The system disclosed above provides for a greatly improved serviceability of the heat exchangers 54, 56, 58 and 70, and of the engine 17 and particularly the auxiliary drive assembly 74 of the engine 17. Also, the fan 50 and its hydraulic drive motor 68 may be easily serviced.

One method of servicing the work machine 10 includes:

pivoting the cooling fan 50 about the first pivot axis 52 from the closed operating position of FIG. 2 wherein the at least one heat exchanger 54, 56 is located between the cooling fan 50 and the engine 17, and an open access position as seen in FIG. 3 wherein the at least one heat exchanger 54, 56 is accessible through the opening 60 provided by moving the cooling fan 50 to its open access position;

pivoting the at least one heat exchanger 54, 56 relative to the machine frame 12 about the second pivot axis 64 from the closed operating position of FIGS. 2 and 3 to the open access position of FIG. 4 wherein the engine 17 is accessible through the further opening 66 provided by moving both the cooling fan 50 and the at least one heat exchanger 54, 56 to their respective open access positions; and

accessing the engine 17 through the further opening 66 to service the engine 17.

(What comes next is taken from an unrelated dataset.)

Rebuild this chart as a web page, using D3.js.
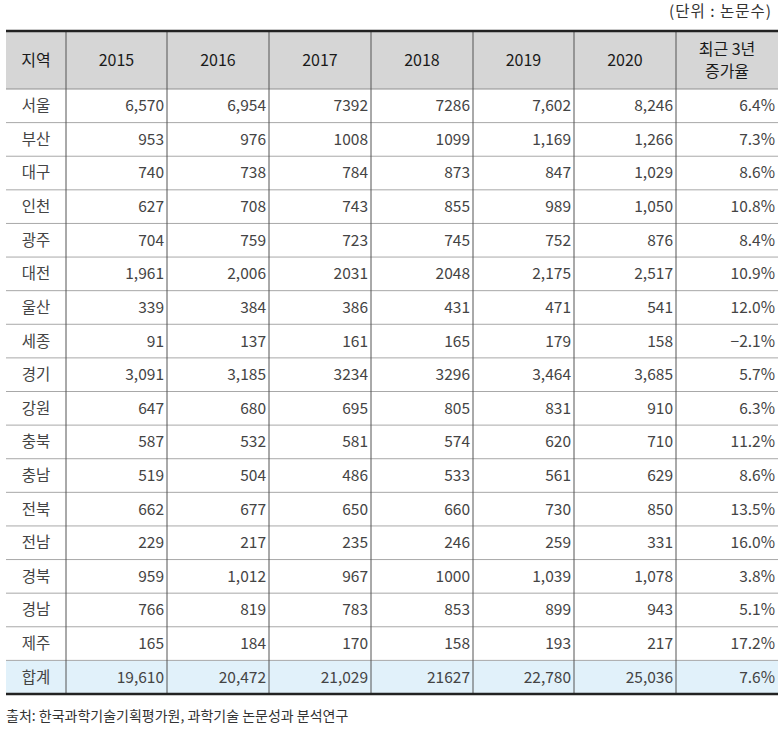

Thus, it is seen that the apparatus and methods of the embodiments disclosed herein readily achieve the ends and advantages mentioned as well as those inherent therein. While certain preferred embodiments have been illustrated and described for purposes of the present disclosure, numerous changes in the arrangement and construction of parts and steps may be made by those skilled in the art, which changes are encompassed within the scope and spirit of the present invention as defined by the appended claims.